Though the literature on "Indirect" Social Power will seem to confirm that various institutions of the Church, including profession of faith, and LIKELY the confessional, submitted the individual to social (and ultimately state) surveillance and control.

In any case? Note that Julian's own remarks above merely suggested that the Church itself was surveilling; no mention of the state, above. Though the jump from Church control to state seems easy and compelling. Specially in the case of official state churches.

 

rug

(82,333 posts)
29. You're repeating that:
Thu Jan 9, 2014, 05:10 PM
Jan 2014
the confession surveilled the individual, for the Church


I called bullshit when Jack Chick said it; I continue to call bullshit.

There are so many better, pointed, and more productive ways to critiques the Church in particular, and religion in general, than repeating false, old slanders.

Sorry, you spent an hour looking. I've spent more time than that over the years and have yet to find it. If I do, I will post it.

Brettongarcia

(2,262 posts)
30. Follow the logic
Thu Jan 9, 2014, 05:17 PM
Jan 2014

Follow the logic; it's all by logical deduction.

First: 1) the Church asks communicants to confess their sins. In this way 2) the church thus discovers the inner life of the churchgoer. 3) It is next just a matter of semantics, whether you call this spiritual communication, or "surveillance." In either case, an institution is uncovering your inner thoughts.

 

rug

(82,333 posts)
31. That's more suited to a game of leapfrog than an exercise in logic.
Thu Jan 9, 2014, 05:21 PM
Jan 2014

Seriously, the Seal of Confession is one thing the RCC takes very seriously, no matter what else it may do.

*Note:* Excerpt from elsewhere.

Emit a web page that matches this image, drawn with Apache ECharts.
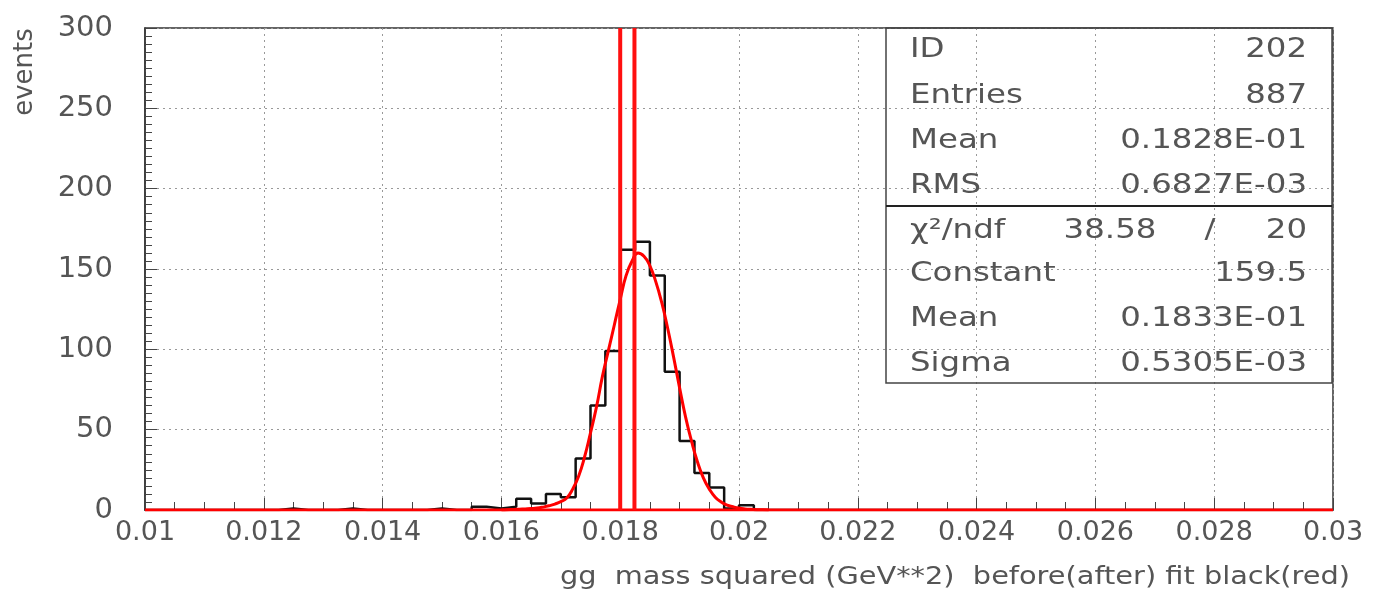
<!DOCTYPE html>
<html>
<head>
<meta charset="utf-8">
<script src="https://cdn.jsdelivr.net/npm/echarts@6/dist/echarts.min.js"></script>
<style>
html,body{margin:0;padding:0;background:#fff;}
#chart{width:1373px;height:599px;}
</style>
</head>
<body>
<div id="chart"></div>
<script>
// ---- data ----
const binLow = 0.01;
const binWidth = 0.00025;
// 80 bins from 0.01 to 0.03
const counts = [
  0,0,0,0,0,0,0,0,0,1,
  0,0,0,1,0,0,0,0,0,1,
  0,0,2,1,2,7,4,10,8,32,
  65,99,162,167,146,86,43,23,14,1,
  3,0,0,0,0,0,0,0,0,0,
  0,0,0,0,0,0,0,0,0,0,
  0,0,0,0,0,0,0,0,0,0,
  0,0,0,0,0,0,0,0,0,0
];
// fitted curve (x, events)
const fitX = [0.0160,0.0161,0.0162,0.0163,0.0164,0.0165,0.0166,0.0167,0.0168,0.0169,
  0.0170,0.0171,0.0172,0.0173,0.0174,0.0175,0.0176,0.0177,0.0178,0.0179,
  0.0180,0.0181,0.0182,0.0183,0.0184,0.0185,0.0186,0.0187,0.0188,0.0189,
  0.0190,0.0191,0.0192,0.0193,0.0194,0.0195,0.0196,0.0197,0.0198,0.0199,
  0.0200,0.0201,0.0202,0.0203,0.0204,0.0205];
const fitY = [0,0.2,0.3,0.5,0.7,0.9,1.2,1.8,2.6,3.7,
  5.2,7.5,13,21,33,48,64,83,99,115,
  131,146,155,160,158,152,142,129,113,95,
  76,58,43,30,20,13,8,5,3,2,
  1.2,0.7,0.4,0.2,0.1,0];
// fitted function outside the peak (flat at zero over the whole axis)
const fitFlatX = [0.01, 0.03];
const fitFlatY = [0, 0];
const cutValues = [0.018, 0.01824];
const xTickLabels = ['0.01','0.012','0.014','0.016','0.018','0.02','0.022','0.024','0.026','0.028','0.03'];
const yTickLabels = ['0','50','100','150','200','250','300'];
const statLabels1 = ['ID','Entries','Mean','RMS'];
const statValues1 = ['202','887','0.1828E-01','0.6827E-03'];
const chiLabel = 'χ²/ndf';
const chiValues = ['38.58','/','20'];
const statLabels2 = ['Constant','Mean','Sigma'];
const statValues2 = ['159.5','0.1833E-01','0.5305E-03'];
const xTitle = 'gg  mass squared (GeV**2)  before(after) fit black(red)';
const yTitle = 'events';

// ---- build ----
const histData = counts.map((c, k) => [binLow + k * binWidth, c]);
histData.push([binLow + counts.length * binWidth, counts[counts.length - 1]]);
const fitData = fitX.map((x, i) => [x, fitY[i]]);
const flatData = fitFlatX.map((x, i) => [x, fitFlatY[i]]);

const FONT = 'DejaVu Sans';
const TXT = '#555';

const chart = echarts.init(document.getElementById('chart'), null, {renderer: 'canvas'});

function txt(s, x, y, align, size, sx, extra) {
  return Object.assign({type:'text', x:x, y:y, z:11, scaleX:sx || 1,
    style:{text:s, font:size + 'px "' + FONT + '"', fill:TXT, textAlign:align, textVerticalAlign:'middle'}}, extra || {});
}

const graphics = [];
// stats box
const bx0 = 886, bx1 = 1332, by0 = 28, by1 = 383, byMid = 206;
graphics.push({type:'rect', shape:{x:bx0, y:by0, width:bx1-bx0, height:by1-by0},
  style:{fill:'rgba(0,0,0,0)', stroke:'#444', lineWidth:1.5}, z:10});
graphics.push({type:'line', shape:{x1:bx0, y1:byMid, x2:bx1, y2:byMid},
  style:{stroke:'#222', lineWidth:2}, z:10});
const SF = 27, SX = 1.2;
const rowY1 = [50, 96, 141, 186];
statLabels1.forEach((l, i) => {
  graphics.push(txt(l, 910, rowY1[i], 'left', SF, SX));
  graphics.push(txt(statValues1[i], 1307, rowY1[i], 'right', SF, SX));
});
graphics.push(txt(chiLabel, 910, 231, 'left', SF, SX));
graphics.push(txt(chiValues[0], 1110, 231, 'center', SF, SX));
graphics.push(txt(chiValues[1], 1210, 231, 'center', SF, SX));
graphics.push(txt(chiValues[2], 1307, 231, 'right', SF, SX));
const rowY2 = [274, 319, 364];
statLabels2.forEach((l, i) => {
  graphics.push(txt(l, 910, rowY2[i], 'left', SF, SX));
  graphics.push(txt(statValues2[i], 1307, rowY2[i], 'right', SF, SX));
});
// axis titles
graphics.push(txt(xTitle, 1350, 578, 'right', 24, 1.2));
graphics.push(txt(yTitle, 25, 72, 'center', 26, 1, {rotation: Math.PI / 2}));

const series = [
  {
    type:'line', data:histData, step:'end', showSymbol:false, silent:true,
    lineStyle:{color:'#111', width:2.5}, z:3
  },
  {
    type:'line', data:flatData, showSymbol:false, silent:true,
    lineStyle:{color:'#ff0000', width:3}, z:4
  },
  {
    type:'line', data:fitData, smooth:0.5, showSymbol:false, silent:true,
    lineStyle:{color:'#ff0000', width:3}, z:4
  }
];
cutValues.forEach(v => {
  series.push({type:'line', data:[[v,0],[v,300]], showSymbol:false, silent:true,
    lineStyle:{color:'#ff1010', width:4}, z:5});
});

chart.setOption({
  animation:false,
  backgroundColor:'#fff',
  grid:{left:145, right:40, top:28, bottom:89, show:true, borderColor:'#333', borderWidth:1.5, backgroundColor:'transparent'},
  xAxis:{
    type:'value', min:0.01, max:0.03, interval:0.002,
    axisLine:{show:true, onZero:false, lineStyle:{color:'#333', width:1.5}},
    axisTick:{show:true, inside:true, length:12, lineStyle:{color:'#444', width:1}},
    minorTick:{show:true, splitNumber:4, length:8, lineStyle:{color:'#444', width:1}},
    splitLine:{show:true, lineStyle:{color:'#999', width:1, type:[2,4]}},
    axisLabel:{margin:9, fontFamily:FONT, fontSize:27, color:TXT,
      formatter:(v, i) => xTickLabels[i] !== undefined ? xTickLabels[i] : ''}
  },
  yAxis:{
    type:'value', min:0, max:300, interval:50,
    axisLine:{show:true, lineStyle:{color:'#333', width:1.5}},
    axisTick:{show:true, inside:true, length:12, lineStyle:{color:'#444', width:1}},
    minorTick:{show:true, splitNumber:10, length:7, lineStyle:{color:'#444', width:1}},
    splitLine:{show:true, lineStyle:{color:'#999', width:1, type:[2,4]}},
    axisLabel:{margin:32, fontFamily:FONT, fontSize:29, color:TXT,
      formatter:(v, i) => yTickLabels[i] !== undefined ? yTickLabels[i] : ''}
  },
  graphic:graphics,
  series:series
});
</script>
</body>
</html>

I often think that the last thing capitalism will eliminate before overtakes in this country is the First Amendment. They will smile benignly, allowing you to shout "Fuck you!", while the dogs gnaw on your intestines.

In some ways, the Seal gets that last respect.

Brettongarcia

(2,262 posts)
32. Technically. But Church surveillance finally serves social stability/control; and usually the State
Thu Jan 9, 2014, 05:28 PM
Jan 2014

The church is thought to be mainly an arm of the State. Or the greater culture. As it peers into your soul, and orders it to do things.

Possibly the Seal is technically supported. But only technically.

Or for that matter? If I remember, a few years ago (five? Seven?) there WAS a serious report of the Seal being violated. Search for it. Maybe confessors reporting murderers or child molesters to authorities?

Here:

http://wdtprs.com/blog/2010/04/a-case-about-violation-of-the-seal-of-confession-in-the-press/

 

rug

(82,333 posts)
33. The interwtwing of state and church has been both understated and exaggerated over centuries.
Thu Jan 9, 2014, 05:30 PM
Jan 2014

That's why I try to keep facts in and slander out.

 

rug

(82,333 posts)
35. Curious cases.
Thu Jan 9, 2014, 06:52 PM
Jan 2014

Their very curiosity is testament to their being outliers. The link to the news outlet inside your link is dead. Given the conservative nature of Fr. Zuhlsdorf and his blog, I'll go look to see what happened to them.

In any event, it's a far cry from the systemic use of the confessional for state surveillance.